There are many agile development methods and practices including Extreme Programming (XP), Scrum, Test Driven Development, Continuous Integration, Lean Software Development and Pair Programming to name a few. Core principles that most agile methods prescribe include incremental iterations with short time frames, minimal planning, teamwork, collaboration, and process adaptability throughout the life-cycle of the project.
While the concepts are easy enough to grasp and make a lot of sense, putting the principles into practice is hard as evidenced by more than one agile project that has failed. So what are some of the best practices that enable success? To narrow down the list, the focus of this article is on data integration scenarios. And to move beyond concepts and make it more practical I will focus even more specifically on the Informatica platform.
The question this article will try to answer is “what are the top recommendations for agile methods in order to accelerate time-to-implementation for integration solutions based on the Informatica platform?” In no particular order or priority, there are seven techniques which come to mind.

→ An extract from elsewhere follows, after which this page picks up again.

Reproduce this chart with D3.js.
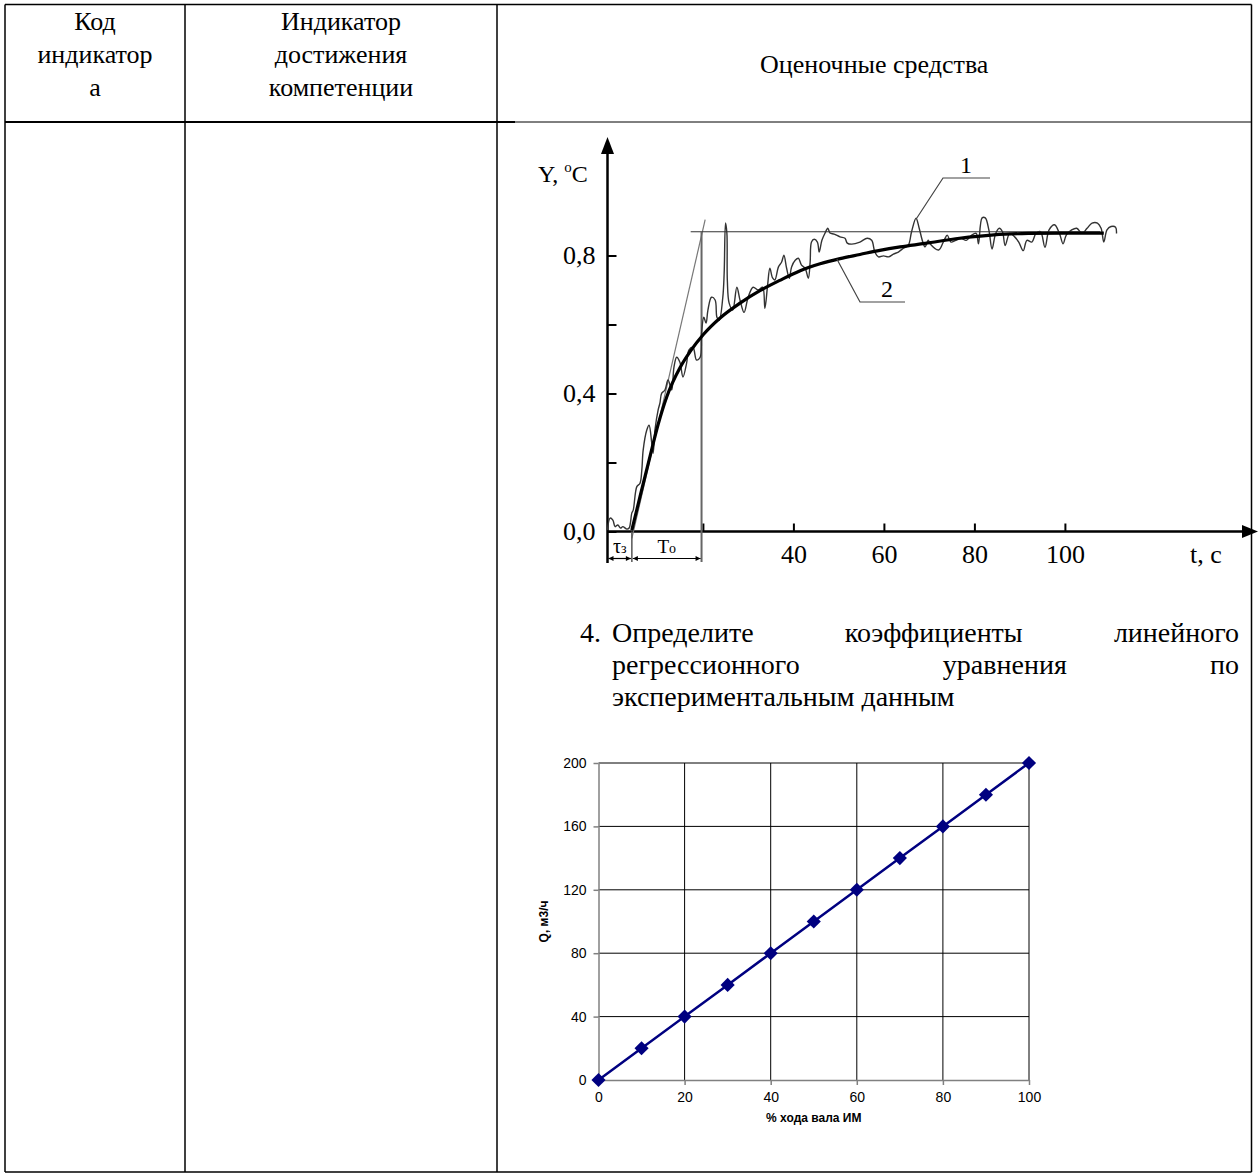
<!DOCTYPE html>
<html>
<head>
<meta charset="utf-8">
<script src="https://cdn.jsdelivr.net/npm/d3@7"></script>
<style>
body{margin:0;background:#fff}
svg{display:block}
</style>
</head>
<body>
<svg id="page" width="1259" height="1176"></svg>
<script>
// ---------- data ----------
var headCells = [["Код", "индикатор", "а"], ["Индикатор", "достижения", "компетенции"], ["Оценочные средства"]];

// transient response: noisy record (1) and smoothed curve (2)
var noisyT = [-1.1,-0.5,0.1,0.6,1.2,1.8,2.3,3.2,3.7,4.3,4.6,5.4,6.1,6.5,6.8,7.6,8.1,8.7,9.0,9.4,10.1,10.5,10.9,11.6,12.3,13.1,13.6,14.2,14.9,15.6,16.4,16.9,17.8,18.6,19.4,19.7,20.2,20.7,21.1,21.9,22.7,23.1,23.6,24.4,24.7,25.0,25.3,25.4,25.8,26.6,27.5,28.2,29.1,30.0,31.1,32.2,33.2,33.7,34.3,34.8,35.4,35.9,36.7,37.4,37.9,38.5,39.1,39.6,40.4,41.1,41.8,42.6,43.3,43.7,44.0,44.6,45.3,45.7,46.3,47.0,47.6,48.1,49.0,50.3,51.4,51.9,52.9,54.7,56.3,57.3,58.0,58.8,59.9,61.0,62.1,63.2,64.3,65.4,66.1,67.1,67.8,68.6,69.1,69.8,70.2,72.1,73.3,74.0,74.8,75.9,77.1,78.2,79.4,80.4,80.9,81.7,82.4,83.2,83.9,84.7,85.5,86.2,86.8,87.8,88.9,89.8,90.8,91.6,92.7,93.6,94.6,95.6,96.5,97.7,98.8,99.6,100.3,101.5,102.6,103.8,104.9,106.0,107.2,108.0,108.6,109.3,110.2,111.2,111.4];
var noisyY = [0.004,0.039,0.033,0.014,0.019,0.010,0.014,0.007,0.010,0.054,0.062,0.130,0.140,0.178,0.236,0.294,0.308,0.256,0.227,0.294,0.352,0.372,0.401,0.410,0.439,0.410,0.476,0.505,0.491,0.448,0.488,0.526,0.534,0.497,0.505,0.575,0.621,0.604,0.641,0.679,0.671,0.621,0.612,0.679,0.749,0.894,0.865,0.728,0.662,0.642,0.708,0.671,0.635,0.679,0.708,0.700,0.708,0.647,0.714,0.763,0.735,0.729,0.767,0.781,0.801,0.763,0.734,0.767,0.786,0.792,0.772,0.763,0.734,0.781,0.839,0.847,0.839,0.810,0.844,0.865,0.879,0.865,0.862,0.854,0.850,0.836,0.833,0.839,0.850,0.844,0.810,0.796,0.799,0.796,0.804,0.810,0.821,0.830,0.868,0.908,0.879,0.839,0.825,0.844,0.834,0.816,0.844,0.859,0.839,0.844,0.849,0.844,0.859,0.864,0.834,0.909,0.909,0.874,0.819,0.864,0.879,0.869,0.829,0.864,0.854,0.839,0.814,0.844,0.839,0.864,0.869,0.824,0.874,0.889,0.864,0.834,0.859,0.874,0.879,0.864,0.879,0.894,0.894,0.879,0.839,0.874,0.884,0.882,0.864];
var smoothT = [4.3,6.1,8.3,10.1,12.0,14.9,17.2,20.1,23.8,28.2,32.6,37.0,41.5,45.9,50.3,54.7,59.1,63.6,69.1,76.7,84.3,91.9,99.6,108.6];
var smoothY = [0.004,0.101,0.217,0.310,0.390,0.474,0.522,0.571,0.619,0.662,0.698,0.728,0.756,0.776,0.791,0.803,0.815,0.825,0.835,0.850,0.860,0.864,0.865,0.865];
var tangentT = [4.3, 20.5];
var tangentY = [-0.02, 0.904];
var steadyT = [17.3, 107.8];
var steadyY = 0.869;
var tauT = 4.3;     // dead time end
var t0EndT = 19.7;  // tau + T0
var tTicks = [20, 40, 60, 80, 100];
var tTickText = ["", "40", "60", "80", "100"];
var yTicks = [0, 0.2, 0.4, 0.6, 0.8];
var yTickText = ["0,0", "", "0,4", "", "0,8"];

var questionNo = "4.";
var questionLines = [["Определите", "коэффициенты", "линейного"], ["регрессионного", "уравнения", "по"], ["экспериментальным данным"]];

// valve characteristic
var strokePct = [0, 10, 20, 30, 40, 50, 60, 70, 80, 90, 100];
var flowQ = [0, 20, 40, 60, 80, 100, 120, 140, 160, 180, 200];
var pctTicks = [0, 20, 40, 60, 80, 100];
var qTicks = [0, 40, 80, 120, 160, 200];

// ---------- layout ----------
var serif = "'Liberation Serif','Times New Roman',serif";
var sans = "'Liberation Sans',Arial,sans-serif";
var svg = d3.select("#page");
var colEdges = [5, 185, 497, 1251.5];
var rowTop = 4.5, headBottom = 122, rowBottom = 1172;

// ---------- table ----------
var tbl = svg.append("g").attr("stroke", "#000").attr("stroke-width", 1.5);
colEdges.forEach(function(x){
	tbl.append("line").attr("x1", x).attr("x2", x).attr("y1", rowTop).attr("y2", rowBottom);
});
tbl.append("line").attr("x1", colEdges[0]).attr("x2", colEdges[3]).attr("y1", rowTop).attr("y2", rowTop);
tbl.append("line").attr("x1", colEdges[0]).attr("x2", colEdges[3]).attr("y1", rowBottom).attr("y2", rowBottom);
tbl.append("line").attr("x1", colEdges[0]).attr("x2", 515).attr("y1", headBottom).attr("y2", headBottom).attr("stroke-width", 2);
tbl.append("line").attr("x1", 515).attr("x2", colEdges[3]).attr("y1", headBottom).attr("y2", headBottom).attr("stroke-width", 1);

var head = svg.append("g").attr("font-family", serif).attr("font-size", 26).attr("text-anchor", "middle");
headCells.forEach(function(lines, i){
	var cx = (colEdges[i] + colEdges[i + 1]) / 2;
	var y0 = lines.length == 1 ? 73 : 30;
	head.selectAll(null).data(lines).enter().append("text")
		.attr("x", cx).attr("y", function(d, j){ return y0 + j * 33; })
		.text(function(d){ return d; });
});

// ---------- chart 1: transient response ----------
var x1 = d3.scaleLinear().domain([0, 100]).range([612.4, 1064.9]);
var y1 = d3.scaleLinear().domain([0, 0.8]).range([531.5, 255.5]);
var ax = 607.5;
var ch1 = svg.append("g").attr("font-family", serif);

ch1.append("g").attr("transform", "translate(0," + y1(0) + ")")
	.call(d3.axisBottom(x1).tickValues(tTicks).tickSizeInner(-8).tickSizeOuter(0).tickPadding(13)
		.tickFormat(function(d){ return tTickText[tTicks.indexOf(d)]; }))
	.call(function(g){ g.select(".domain").remove(); })
	.call(function(g){ g.selectAll("line").attr("stroke", "#000").attr("stroke-width", 2); })
	.call(function(g){ g.selectAll("text").attr("font-family", serif).attr("font-size", 26).attr("fill", "#000"); });

ch1.append("g").attr("transform", "translate(" + ax + ",0)")
	.call(d3.axisLeft(y1).tickValues(yTicks).tickSizeInner(-9).tickSizeOuter(0).tickPadding(12)
		.tickFormat(function(d){ return yTickText[yTicks.indexOf(d)]; }))
	.call(function(g){ g.select(".domain").remove(); })
	.call(function(g){ g.selectAll("line").attr("stroke", "#000").attr("stroke-width", 2); })
	.call(function(g){ g.selectAll("text").attr("font-family", serif).attr("font-size", 26).attr("fill", "#000"); });

// axis lines with arrows
ch1.append("line").attr("x1", ax).attr("x2", 1244).attr("y1", y1(0)).attr("y2", y1(0))
	.attr("stroke", "#000").attr("stroke-width", 2.5);
ch1.append("path").attr("d", "M1258," + y1(0) + "l-16,-6.5v13z").attr("fill", "#000");
ch1.append("line").attr("x1", ax).attr("x2", ax).attr("y1", 563).attr("y2", 152)
	.attr("stroke", "#000").attr("stroke-width", 2.5);
ch1.append("path").attr("d", "M" + ax + ",137l-6.5,17h13z").attr("fill", "#000");

var line1 = d3.line().x(function(d){ return x1(d[0]); }).y(function(d){ return y1(d[1]); });

// tangent, steady level, T0 marker
ch1.append("path").datum(d3.zip(tangentT, tangentY)).attr("d", line1)
	.attr("fill", "none").attr("stroke", "#777").attr("stroke-width", 1.2);
ch1.append("path").datum(steadyT.map(function(t){ return [t, steadyY]; })).attr("d", line1)
	.attr("fill", "none").attr("stroke", "#333").attr("stroke-width", 1.1);
ch1.append("line").attr("x1", x1(t0EndT)).attr("x2", x1(t0EndT)).attr("y1", y1(steadyY)).attr("y2", 562)
	.attr("stroke", "#666").attr("stroke-width", 2);
ch1.append("line").attr("x1", x1(tauT)).attr("x2", x1(tauT)).attr("y1", y1(0)).attr("y2", 562)
	.attr("stroke", "#555").attr("stroke-width", 1.5);

// curves
ch1.append("path").datum(d3.zip(noisyT, noisyY)).attr("d", line1.curve(d3.curveCatmullRom.alpha(0.5)))
	.attr("fill", "none").attr("stroke", "#333").attr("stroke-width", 1.4);
ch1.append("path").datum(d3.zip(smoothT, smoothY)).attr("d", d3.line().x(function(d){ return x1(d[0]); }).y(function(d){ return y1(d[1]); }).curve(d3.curveMonotoneX))
	.attr("fill", "none").attr("stroke", "#000").attr("stroke-width", 3.2);

// tau / T0 dimension arrows
var defs = svg.append("defs");
defs.append("marker").attr("id", "ah").attr("viewBox", "0 0 10 10").attr("refX", 10).attr("refY", 5)
	.attr("markerWidth", 7).attr("markerHeight", 5).attr("markerUnits", "userSpaceOnUse").attr("orient", "auto-start-reverse")
	.append("path").attr("d", "M0,0L10,5L0,10z").attr("fill", "#000");
var dimY = 558.5;
[[ax, x1(tauT)], [x1(tauT), x1(t0EndT)]].forEach(function(p){
	ch1.append("line").attr("x1", p[0] + 1).attr("x2", p[1] - 1).attr("y1", dimY).attr("y2", dimY)
		.attr("stroke", "#000").attr("stroke-width", 1.2)
		.attr("marker-start", "url(#ah)").attr("marker-end", "url(#ah)");
});
var tauLbl = ch1.append("text").attr("x", (ax + x1(tauT)) / 2).attr("y", 553).attr("text-anchor", "middle");
tauLbl.append("tspan").attr("font-size", 20).text("τ");
tauLbl.append("tspan").attr("font-size", 14).text("з");
var t0Lbl = ch1.append("text").attr("x", (x1(tauT) + x1(t0EndT)) / 2).attr("y", 553).attr("text-anchor", "middle");
t0Lbl.append("tspan").attr("font-size", 19).text("T");
t0Lbl.append("tspan").attr("font-size", 14).text("о");

// axis titles
var yLbl = ch1.append("text").attr("x", 538).attr("y", 182).attr("font-size", 24);
yLbl.append("tspan").text("Y, ");
yLbl.append("tspan").attr("font-size", 15).attr("dy", -10).text("o");
yLbl.append("tspan").attr("dy", 10).text("C");
ch1.append("text").attr("x", 1190).attr("y", 563).attr("font-size", 26).text("t, c");

// curve callouts
var call1 = [x1(67.1), y1(0.905)], call2 = [x1(49.6), y1(0.79)];
ch1.append("path").attr("d", "M" + call1[0] + "," + call1[1] + "L943,178H990")
	.attr("fill", "none").attr("stroke", "#444").attr("stroke-width", 1.2);
ch1.append("text").attr("x", 966).attr("y", 173).attr("font-size", 24).attr("text-anchor", "middle").text("1");
ch1.append("path").attr("d", "M" + call2[0] + "," + call2[1] + "L860,302H905")
	.attr("fill", "none").attr("stroke", "#444").attr("stroke-width", 1.2);
ch1.append("text").attr("x", 887).attr("y", 297).attr("font-size", 24).attr("text-anchor", "middle").text("2");

// ---------- question text (justified) ----------
var qg = svg.append("g").attr("font-family", serif).attr("font-size", 28);
qg.append("text").attr("x", 580).attr("y", 642).text(questionNo);
var qLeft = 612, qRight = 1239;
questionLines.forEach(function(words, i){
	var y = 642 + i * 32;
	var ts = qg.selectAll(null).data(words).enter().append("text").attr("y", y).text(function(d){ return d; });
	var widths = ts.nodes().map(function(n){ return n.getComputedTextLength(); });
	var last = i == questionLines.length - 1;
	var gap = (words.length > 1 && !last) ? (qRight - qLeft - d3.sum(widths)) / (words.length - 1) : 8;
	var pos = qLeft;
	ts.attr("x", function(d, j){ var p = pos; pos += widths[j] + gap; return p; });
});

// ---------- chart 2: valve flow characteristic ----------
var x2 = d3.scaleLinear().domain([0, 100]).range([598.5, 1029]);
var y2 = d3.scaleLinear().domain([0, 200]).range([1080, 763]);
var ch2 = svg.append("g").attr("font-family", sans);

ch2.append("g").selectAll("line").data(pctTicks.slice(1)).enter().append("line")
	.attr("x1", x2).attr("x2", x2).attr("y1", y2(0)).attr("y2", y2(200))
	.attr("stroke", "#000").attr("stroke-width", 1);
ch2.append("g").selectAll("line").data(qTicks.slice(1)).enter().append("line")
	.attr("x1", x2(0)).attr("x2", x2(100)).attr("y1", y2).attr("y2", y2)
	.attr("stroke", "#000").attr("stroke-width", 1);

ch2.append("g").attr("transform", "translate(0," + y2(0) + ")")
	.call(d3.axisBottom(x2).tickValues(pctTicks).tickSizeInner(5).tickSizeOuter(0).tickPadding(7))
	.call(function(g){ g.selectAll("path,line").attr("stroke", "#808080").attr("stroke-width", 1.5); })
	.call(function(g){ g.selectAll("text").attr("font-family", sans).attr("font-size", 14).attr("fill", "#000"); });
ch2.append("g").attr("transform", "translate(" + x2(0) + ",0)")
	.call(d3.axisLeft(y2).tickValues(qTicks).tickSizeInner(5).tickSizeOuter(0).tickPadding(7))
	.call(function(g){ g.selectAll("path,line").attr("stroke", "#808080").attr("stroke-width", 1.5); })
	.call(function(g){ g.selectAll("text").attr("font-family", sans).attr("font-size", 14).attr("fill", "#000"); });

var pts = d3.zip(strokePct, flowQ);
ch2.append("path").datum(pts)
	.attr("d", d3.line().x(function(d){ return x2(d[0]); }).y(function(d){ return y2(d[1]); }))
	.attr("fill", "none").attr("stroke", "#000080").attr("stroke-width", 2.5);
ch2.append("g").selectAll("path").data(pts).enter().append("path")
	.attr("d", d3.symbol().type(d3.symbolSquare).size(100))
	.attr("transform", function(d){ return "translate(" + x2(d[0]) + "," + y2(d[1]) + ") rotate(45)"; })
	.attr("fill", "#000080");

ch2.append("text").attr("x", (x2(0) + x2(100)) / 2).attr("y", 1122).attr("text-anchor", "middle")
	.attr("font-size", 12).attr("font-weight", "bold").text("% хода вала ИМ");
ch2.append("text").attr("transform", "translate(548," + y2(100) + ") rotate(-90)").attr("text-anchor", "middle")
	.attr("font-size", 12).attr("font-weight", "bold").text("Q, м3/ч");
</script>
</body>
</html>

First, perform data profiling of data sources early in the life-cycle – even during the requirements phase. Data profiling is in fact a form of prototyping since it supports rapid analysis of data sources and identifies common patterns of inconsistent or missing data. For example, if the integration scenario is to build a common view of customer, a quick data profiling exercise can help determine which data fields have sufficient quality for matching purposes.
Second, leverage metadata. This probably goes without saying for mature integration teams, but the reality is that this obvious step is often overlooked. For example, many application packages such as SAP or Oracle provide a wealth of metadata which is directly accessible from PowerCenter. Any source or target database that the integration team has ever worked with (if they’ve been doing it right) is also available in the metadata repository and combined with PowerCenter, integration mappings can be generated almost at the push of a button.
Third, stub out complex elements in early iterations. This goes for either source or target databases by using generic tables initially or for complex business rules or table lookups. The stubs can gradually be replaced with the real tables and the actual callouts to external modules to perform complex transformations or data enrichment in subsequent iterations.
Fourth, automate the change-management, configuration-management and software-deployment tasks. Lean Integration suggests that you should build in small increments and deploy changes frequently. Traditional manual processes are not conducive for this approach. The task of moving integration applications from the development environment to test and then to production should essentially be a “push button” process. The Team Based Development option for PowerCenter is a key pre-requisite. With a bit of an investment to develop some custom routines and integrated workflows to make it seamless, the resultant benefits include:
- Provides a detailed history of all code-configurations (releases)
- The evolution of integration objects can be tracked and any release of an integration application can be reproduced (point in time recovery)
- Reliable code-promotion through environment without the inherent problems of manual errors
- Automated (push button) backup, restore and rollback capabilities
Fifth, use Mapping Architect for Visio. This is yet another best kept secret of PowerCenter. It’s not really a secret, but it just isn’t promoted as much as it could be and the documentation could be better. It’s also a bit of a misnomer since it’s really more of a tool for integration developers and many data architects that aren’t developers will find it hard to learn and work with. That said, for those teams that do take the effort to learn it and use it, it is a tremendous tool for creating re-usable designs. In essence, it is a PowerCenter code generator for common integration patterns. For example:
- Straight source to staging – this is a 1:1 copy of the data without any transformations and can be 100% automatically generated from Visio templates.
- Change Data Capture (CDC) – this pattern creates a snapshot table that stores the prior state, extracted data is joined with the snapshot table and columns are compared to find the changed data. This pattern typically may generate about 90% of the logic and the remaining 10% or so is then manually modified.
- Synchronization of CDC – this pattern involves synchronizing changes back into the snapshot table and is a common pattern that can often generate 100%.
- Warehouse update – this pattern is the final step where data in the staging tables are loaded into the warehouse. The dynamic lookup cannot be handled automatically, but about 80% of the mappings can be generated and then modified manually to include dynamic lookup and other expressions.
The list could go on an on, but hopefully the point is clear. Mapping Architect for Visio is a great tool for automatically generating complex integration quickly, easily and consistently – and it comes as a standard option with PowerCenter Standard Edition.
Sixth, use a standard platform. This also goes without saying, but it’s worth repeating. Much time can be wasted on projects just getting started if the team that is assembled comes from different backgrounds and each with their own favorite tools. If a standard platform is mandated including a standard configuration of a development environment, then it can easily save 2-4 weeks of a project start-up effort.
Finally, use a common project methodology. Once again people don’t often think about a defined methodology as being an “agile” method, but the fact is that once you have a defined sequence of steps, deliverables, communication methods, defined roles, common terminology, etc., then everything speeds up. Just consider the pit stop in a NASCAR race. The teams can change tires, refuel, wash windows, and even make some mechanical adjustments, in literally seconds. This comes from having a defined and repeatable methodology (and lots of practice).
Putting all seven practices to work results in an Integration Factory – a highly efficient and repeatable process for quickly building custom integrations using an assembly line experiences.